O caso de Tkachenko é um exemplo da mudança no clima entre os moradores de Moscou que O GLOBO entrevistou na semana passada, durante a visita do presidente Jair Bolsonaro à Rússia.

DEFESA DE PUTIN

Para o gerente de projetos, toda a ação se encerrará em poucos dias por causa da desvantagem do Exército ucraniano diante do russo. Até agora, ele diz estar confiante em que a Otan não enviará suas tropas, o que, para ele, torna a “possibilidade de uma grande guerra muito pequena” .

—Como disse nosso presidente, a ideia principal de toda essa operação é desmilitarizar a Ucrânia, removendo a ameaça de nossas fronteiras ocidentais. Depois disso, as tropas serão retiradas. E quanto às sanções, já nos acostumamos com elas há muito tempo —diz Tkachenko, que se identifica como conservador, mas não “pró-Putin”, embora o considere melhor que outras opções.

Embora não haja pânico em Moscou, muitas pessoas começam ir a bancos sacar dinheiro com receio dos efeitos econômicos.
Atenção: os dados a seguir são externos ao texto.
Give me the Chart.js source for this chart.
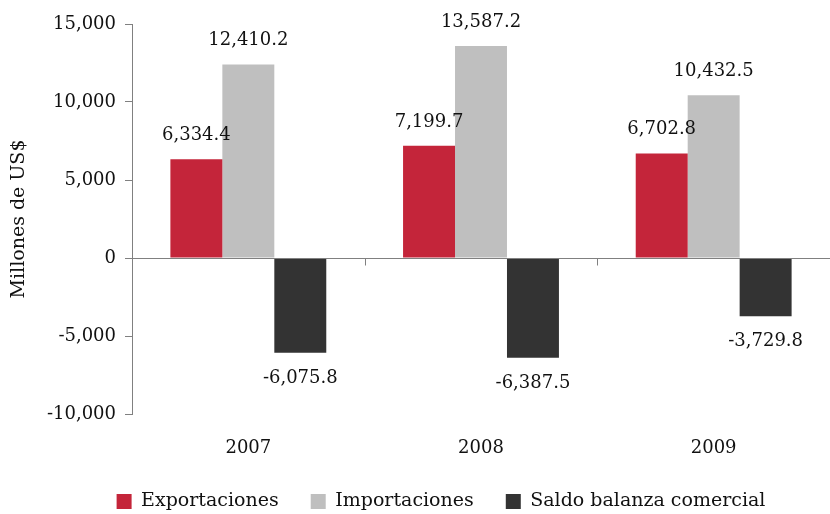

A intérprete Maria Basova, de 43 anos, disse que há medo da desvalorização do rublo, que ontem teve queda de 30%.

—Muitas pessoas já pensam em retirar dinheiro. Mas, por enquanto, muitas acreditam que tudo se encerrará e a Ucrânia vai se entregar.

A intérprete, que também relatou ao GLOBO há dez dias que não via o risco de uma guerra, afirma que a Rússia não tinha outra alternativa. Segundo ela, mesmo quem não é um apoiador do Putin defende a ação na região de Donbass, onde ficam as duas repúblicas separatistas pró Moscou cuja independência foi reconhecida pelo Kremlin no início desta semana.

—A Rússia não tinha outra saída porque o governo ucraniano violava constantemente os Acordos de Minsk e não parava de atirar nas regiões de Donetsk e Luhansk. São nossos irmãos que tínhamos que ajudar. Ninguém quer a morte de inocentes —diz.